One more thing, and this is just my opinion, but I having a feeling with the height of the new stoop, putting a roof over that thing is going to look awkward, unless of course it's going to be a large, steep gable facing the street????


----------



## AlisaD (Oct 25, 2012)

The plan is not to increase the size of the porch, put pillars at the front corners of the porch. These will be stack stone veneer about half way up and then either square or craftsman style pillars above that. The roof will be gabled with the same pitch as the roof line. This will keep us out of the stand pipes. Any wider (making the porch wider) and we will have to deal with stand pipes which will run into a lot more $$$ than we are able to spend. I really don't know what we could do about the height of the porch, short of extending the length and putting a full step out of the front door before reaching the lowered porch height. The porch was falling apart, bricks fall off and a big crack in the brick steps, so we were forced to do something due to the safety hazard. My dad build this porch back in the late 60's and though it's held up, he put way too much of a slope on it and I think had too much sand in his morter.


----------



## TRUEPRO (Apr 10, 2012)

Wow. This job has big problems written all over it. I did an identical porch earlier this year. Basically theres a concrete "shell" placed over the original masonry. I made mine 8" thick all the way around AND the porch and steps were one continuous pour. Everything was connected. 

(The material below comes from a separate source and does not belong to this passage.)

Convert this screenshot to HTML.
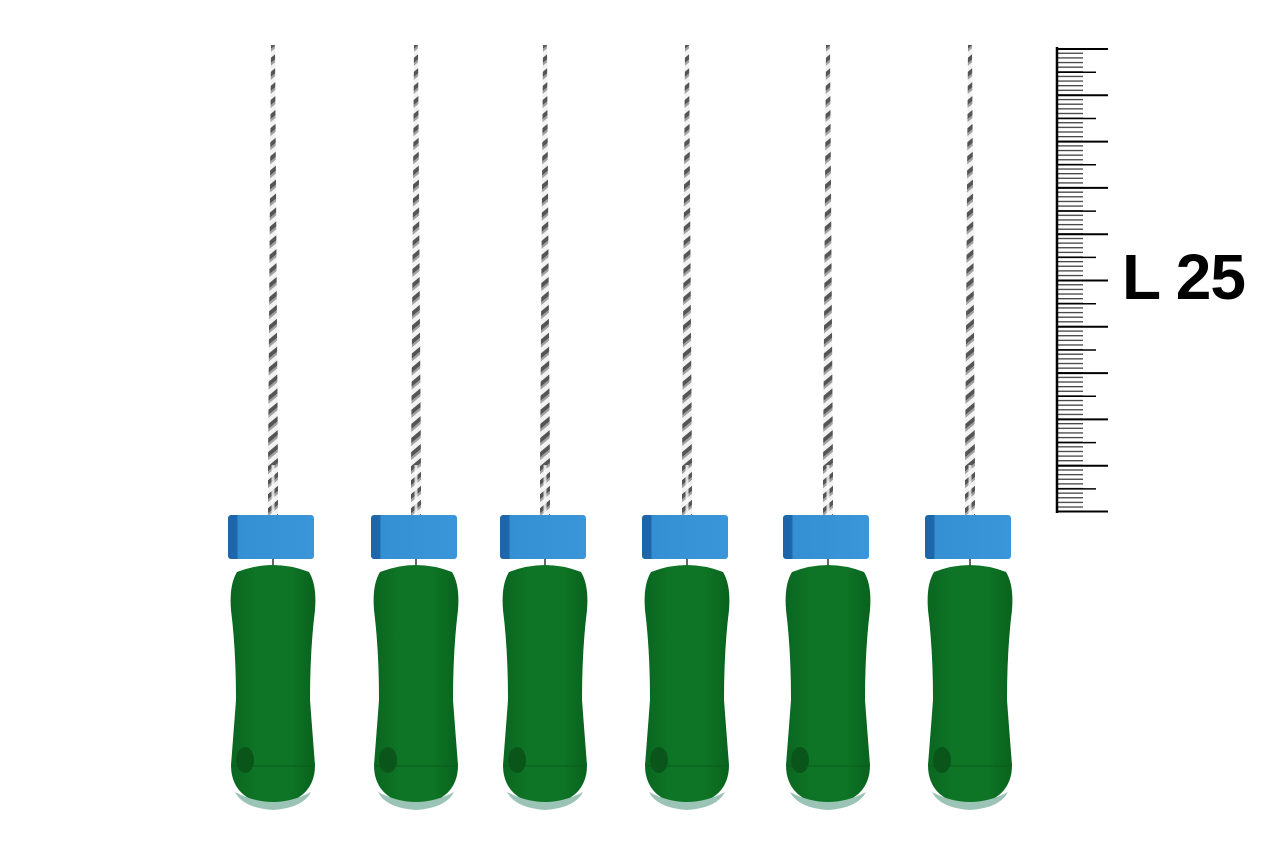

Because you will have a structural overhang, i drawing of some sort would be best to make sure theres no confusion as to what needs to happen here. Wish i was there to help. It looks like he didnt demo the brick sides? whats with that?

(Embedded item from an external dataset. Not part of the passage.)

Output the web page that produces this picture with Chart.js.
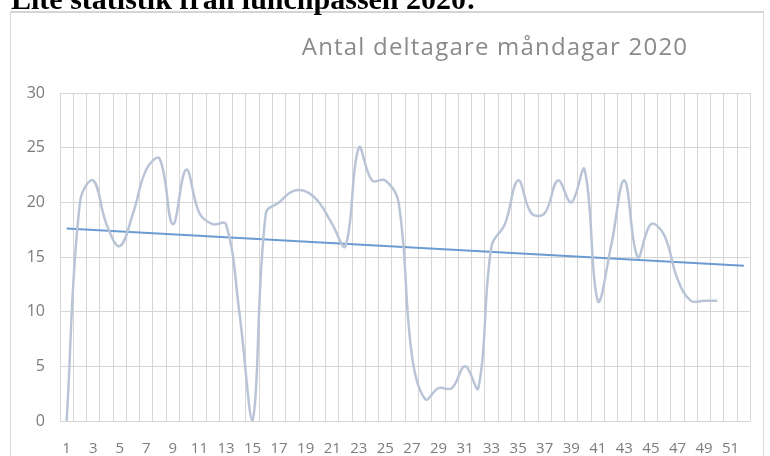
<!DOCTYPE html>
<html>
<head>
<meta charset="utf-8">
<script src="https://cdn.jsdelivr.net/npm/chart.js@4.4.1/dist/chart.umd.min.js"></script>
<style>
  html, body { margin: 0; padding: 0; background: #fff; overflow: hidden; }
  body { width: 770px; height: 456px; position: relative; }
  #heading {
    position: absolute; left: 11px; top: -16px; margin: 0; z-index: 2;
    font: bold 30px "Liberation Serif", "Times New Roman", serif;
    line-height: 30px; color: #000; white-space: nowrap;
  }
  #frame {
    position: absolute; left: 10px; top: 11px; width: 752px; height: 460px;
    border: 1px solid #dcdcdc; border-top: 2px solid #d4d4d4;
  }
  #wrap { position: absolute; left: 0; top: 0; width: 752px; height: 443px; }
</style>
</head>
<body>
<h1 id="heading">Lite statistik från lunchpassen 2020:</h1>
<div id="frame"><div id="wrap"><canvas id="chart"></canvas></div></div>
<script>
// veckor (kategorier)
const weeks = ['1','2','3','4','5','6','7','8','9','10','11','12','13','14','15','16','17','18','19','20',
  '21','22','23','24','25','26','27','28','29','30','31','32','33','34','35','36','37','38','39','40',
  '41','42','43','44','45','46','47','48','49','50','51','52'];

// antal deltagare per måndag
const participants = [0, 20, 22, 18, 16, 19, 23, 24, 18, 23, 19, 18, 18, 10, 0, 19, 20, 21, 21, 20,
  18, 16, 25, 22, 22, 20, 6, 2, 3, 3, 5, 3, 16, 18, 22, 19, 19, 22, 20, 23,
  11, 16, 22, 15, 18, 17, 13, 11, 11, 11, null, null];

// linjär trendlinje, start- och slutvärde
const trendWeeks = ['1', '52'];
const trendValues = [17.6, 14.2];

const yTicks = [0, 5, 10, 15, 20, 25, 30];

const chartTitle = 'Antal deltagare måndagar 2020';

const gridColor = '#d6d6d6';
const textColor = '#7c7c7c';

// titeln ligger till höger om mitten i originalet
const titlePlugin = {
  id: 'offsetTitle',
  afterDraw(chart) {
    const ctx = chart.ctx;
    ctx.save();
    ctx.font = '24px "Open Sans", sans-serif';
    ctx.letterSpacing = '1.2px';
    ctx.fillStyle = '#8a8a8a';
    ctx.textAlign = 'center';
    ctx.textBaseline = 'middle';
    ctx.fillText(chartTitle, 484, 35);
    ctx.restore();
  }
};

new Chart(document.getElementById('chart'), {
  type: 'line',
  data: {
    labels: weeks,
    datasets: [
      {
        label: 'Deltagare',
        data: participants,
        borderColor: '#b9c5d7',
        borderWidth: 2.5,
        pointRadius: 0,
        tension: 0.4,
        fill: false
      },
      {
        label: 'Trend',
        data: trendWeeks.map((w, i) => ({ x: w, y: trendValues[i] })),
        borderColor: '#6b9bd2',
        borderWidth: 2,
        pointRadius: 0,
        tension: 0,
        fill: false
      }
    ]
  },
  options: {
    responsive: true,
    maintainAspectRatio: false,
    animation: false,
    layout: { padding: { left: 0, right: 12, top: 80, bottom: 0 } },
    plugins: {
      legend: { display: false },
      title: { display: false },
      tooltip: { enabled: false }
    },
    scales: {
      x: {
        type: 'category',
        offset: true,
        grid: { color: gridColor, lineWidth: 1, offset: true, drawTicks: false },
        border: { display: false },
        ticks: {
          autoSkip: false,
          maxRotation: 0,
          padding: 19,
          color: textColor,
          font: { family: '"Open Sans", sans-serif', size: 15 },
          callback: (v, i) => (i % 2 === 0 ? weeks[i] : '')
        },
        afterFit: (s) => { s.height = 35; }
      },
      y: {
        min: 0,
        max: 30,
        afterBuildTicks: (s) => { s.ticks = yTicks.map(v => ({ value: v })); },
        grid: { color: gridColor, lineWidth: 1, drawTicks: false },
        border: { display: false },
        ticks: {
          padding: 15,
          color: textColor,
          font: { family: '"Open Sans", sans-serif', size: 16 }
        },
        afterFit: (s) => { s.width = 49; }
      }
    }
  },
  plugins: [titlePlugin]
});
</script>
</body>
</html>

From the pics, the framing will not hold. Iv had forms blow out that were had way more reinforcement then pictured. But im sure that he wasnt finished.


----------



## AlisaD (Oct 25, 2012)

TruePro, you're too far away to help me. We have not heard from him since a text message Thursday AM saying doctor was going to drain the abscess, but he would be back on the job Thursday after lunch. I tried to call him on Friday and Saturday but got no answer. I do actually know where he lives, but don't want to have to go to there and get his mother involved. At this point, we would like to pay him for the demo he's done, and anything he's bought for the job. I do know he has not bought the veneers yet, nor has he hauled off any of the demoed material as promised. He's bought some 2x4's and some cinder block. As far as the brick on the sides, he was told by the stack stone veneer dealer that he could lay it right over the old brick. However, like I said, my dad built that porch himself back in the late 60's and the big problem with it was that the mortar was too sandy, so I don't know if it will hold the extra weight of the veneers. Anyway, that's why some of the bricks had fallen off the front edge.


----------



## TRUEPRO (Apr 10, 2012)

If you pay him anything, it will be out of sympathy. In the real world, he doesnt get paid a dime. He probably needs to be taught a good life lesson here. You made an agreement to do the whole job.


----------